▸ **PROBLEM TO SOLVE**
Search the data below for the string "with". Extract every line that contains it.

▸ **RECORDED DATA**
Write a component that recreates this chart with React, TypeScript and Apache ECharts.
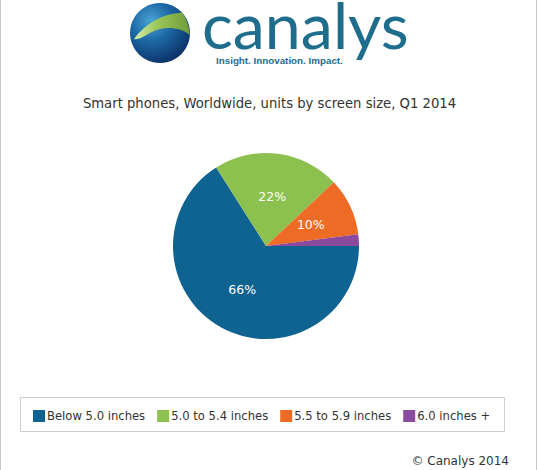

---

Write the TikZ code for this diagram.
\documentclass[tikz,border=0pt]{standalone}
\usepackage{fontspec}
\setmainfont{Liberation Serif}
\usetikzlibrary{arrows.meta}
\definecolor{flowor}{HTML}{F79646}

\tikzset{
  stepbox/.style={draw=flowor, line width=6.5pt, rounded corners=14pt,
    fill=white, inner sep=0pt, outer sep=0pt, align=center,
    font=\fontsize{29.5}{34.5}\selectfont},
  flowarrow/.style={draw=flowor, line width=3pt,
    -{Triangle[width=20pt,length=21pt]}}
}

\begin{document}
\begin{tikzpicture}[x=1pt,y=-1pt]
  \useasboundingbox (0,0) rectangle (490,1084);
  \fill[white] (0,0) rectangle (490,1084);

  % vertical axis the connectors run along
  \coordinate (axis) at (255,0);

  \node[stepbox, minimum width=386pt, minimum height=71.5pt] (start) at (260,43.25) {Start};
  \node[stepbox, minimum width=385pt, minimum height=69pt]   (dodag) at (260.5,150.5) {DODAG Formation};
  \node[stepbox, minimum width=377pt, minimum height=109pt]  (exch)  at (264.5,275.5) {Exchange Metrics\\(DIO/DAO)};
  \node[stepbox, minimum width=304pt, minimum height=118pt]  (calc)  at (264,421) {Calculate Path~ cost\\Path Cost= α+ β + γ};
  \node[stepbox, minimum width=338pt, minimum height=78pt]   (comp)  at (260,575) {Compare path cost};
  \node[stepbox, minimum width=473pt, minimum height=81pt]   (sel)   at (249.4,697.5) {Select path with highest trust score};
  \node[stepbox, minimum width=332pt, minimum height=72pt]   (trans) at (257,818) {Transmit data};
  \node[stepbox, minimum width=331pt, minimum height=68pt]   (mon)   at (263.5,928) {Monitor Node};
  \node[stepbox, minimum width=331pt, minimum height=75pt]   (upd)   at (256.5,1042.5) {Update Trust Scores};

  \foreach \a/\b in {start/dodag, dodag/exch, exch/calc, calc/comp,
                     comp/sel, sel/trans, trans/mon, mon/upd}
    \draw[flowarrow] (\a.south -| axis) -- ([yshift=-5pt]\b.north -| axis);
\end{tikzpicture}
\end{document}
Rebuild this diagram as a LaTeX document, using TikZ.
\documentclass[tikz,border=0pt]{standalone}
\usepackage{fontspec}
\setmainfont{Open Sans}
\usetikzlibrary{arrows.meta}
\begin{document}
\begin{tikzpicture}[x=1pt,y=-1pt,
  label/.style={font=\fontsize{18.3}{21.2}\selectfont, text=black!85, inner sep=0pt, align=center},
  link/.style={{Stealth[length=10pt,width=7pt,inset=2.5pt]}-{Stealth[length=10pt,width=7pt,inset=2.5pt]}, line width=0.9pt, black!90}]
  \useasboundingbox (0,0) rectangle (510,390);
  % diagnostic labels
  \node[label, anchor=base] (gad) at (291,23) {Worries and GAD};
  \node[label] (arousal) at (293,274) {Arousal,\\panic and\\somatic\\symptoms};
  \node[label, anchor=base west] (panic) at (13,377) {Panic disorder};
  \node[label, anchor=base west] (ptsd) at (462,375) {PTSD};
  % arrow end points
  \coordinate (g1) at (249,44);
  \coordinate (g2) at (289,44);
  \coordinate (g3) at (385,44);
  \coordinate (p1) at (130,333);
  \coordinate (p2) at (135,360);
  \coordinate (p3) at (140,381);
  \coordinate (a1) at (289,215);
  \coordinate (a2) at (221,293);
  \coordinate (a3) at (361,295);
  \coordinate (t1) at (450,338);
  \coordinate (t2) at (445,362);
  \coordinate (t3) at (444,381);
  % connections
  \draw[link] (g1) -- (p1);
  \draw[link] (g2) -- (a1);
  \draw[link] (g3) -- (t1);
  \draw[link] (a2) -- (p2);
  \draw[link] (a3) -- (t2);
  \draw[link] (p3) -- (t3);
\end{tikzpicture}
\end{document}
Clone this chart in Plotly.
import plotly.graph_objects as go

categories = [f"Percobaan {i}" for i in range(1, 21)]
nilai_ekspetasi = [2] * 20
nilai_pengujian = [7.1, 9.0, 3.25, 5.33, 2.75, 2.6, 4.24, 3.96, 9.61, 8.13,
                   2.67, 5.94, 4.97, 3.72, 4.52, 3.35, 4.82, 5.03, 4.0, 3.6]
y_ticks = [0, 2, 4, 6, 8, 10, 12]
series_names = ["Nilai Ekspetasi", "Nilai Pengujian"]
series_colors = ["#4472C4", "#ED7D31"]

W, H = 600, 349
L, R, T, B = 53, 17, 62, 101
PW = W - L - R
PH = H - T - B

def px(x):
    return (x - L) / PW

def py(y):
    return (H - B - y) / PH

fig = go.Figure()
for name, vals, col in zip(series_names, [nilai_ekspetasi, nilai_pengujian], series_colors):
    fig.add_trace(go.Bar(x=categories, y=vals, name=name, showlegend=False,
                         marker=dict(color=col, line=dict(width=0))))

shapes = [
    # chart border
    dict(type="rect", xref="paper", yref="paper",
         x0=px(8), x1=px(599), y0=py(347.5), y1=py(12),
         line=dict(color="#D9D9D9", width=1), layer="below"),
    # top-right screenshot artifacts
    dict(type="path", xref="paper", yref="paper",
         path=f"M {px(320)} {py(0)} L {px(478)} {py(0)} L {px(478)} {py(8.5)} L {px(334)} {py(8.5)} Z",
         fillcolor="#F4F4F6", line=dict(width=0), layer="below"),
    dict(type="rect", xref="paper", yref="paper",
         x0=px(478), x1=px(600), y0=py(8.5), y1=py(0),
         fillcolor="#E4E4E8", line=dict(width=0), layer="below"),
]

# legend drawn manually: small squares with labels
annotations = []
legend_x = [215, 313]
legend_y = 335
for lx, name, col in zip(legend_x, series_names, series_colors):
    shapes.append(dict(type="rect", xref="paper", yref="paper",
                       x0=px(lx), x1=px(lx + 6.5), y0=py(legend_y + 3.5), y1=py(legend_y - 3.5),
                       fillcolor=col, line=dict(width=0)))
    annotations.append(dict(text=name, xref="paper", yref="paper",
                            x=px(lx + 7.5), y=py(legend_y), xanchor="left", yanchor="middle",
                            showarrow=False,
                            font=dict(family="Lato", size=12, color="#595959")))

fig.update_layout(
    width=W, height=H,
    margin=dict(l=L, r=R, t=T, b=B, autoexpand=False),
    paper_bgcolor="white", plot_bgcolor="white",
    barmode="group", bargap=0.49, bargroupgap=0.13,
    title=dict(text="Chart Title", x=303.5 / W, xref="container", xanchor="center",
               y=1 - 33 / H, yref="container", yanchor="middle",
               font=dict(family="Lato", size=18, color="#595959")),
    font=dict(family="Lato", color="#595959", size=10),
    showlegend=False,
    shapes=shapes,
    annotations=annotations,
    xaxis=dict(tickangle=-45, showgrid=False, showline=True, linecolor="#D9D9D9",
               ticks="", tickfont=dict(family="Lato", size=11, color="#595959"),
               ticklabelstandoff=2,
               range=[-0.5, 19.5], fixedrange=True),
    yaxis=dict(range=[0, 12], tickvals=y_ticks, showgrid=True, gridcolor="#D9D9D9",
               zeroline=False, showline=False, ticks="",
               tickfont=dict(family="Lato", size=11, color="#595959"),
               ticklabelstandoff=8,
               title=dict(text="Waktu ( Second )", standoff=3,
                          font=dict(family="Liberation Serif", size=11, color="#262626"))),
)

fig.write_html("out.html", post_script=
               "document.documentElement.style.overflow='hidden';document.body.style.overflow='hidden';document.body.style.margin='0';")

▸ **FINISHED ANSWER**
Write a component that recreates this chart with React, TypeScript and Apache ECharts.
  \node[stepbox, minimum width=473pt, minimum height=81pt]   (sel)   at (249.4,697.5) {Select path with highest trust score};
# legend drawn manually: small squares with labels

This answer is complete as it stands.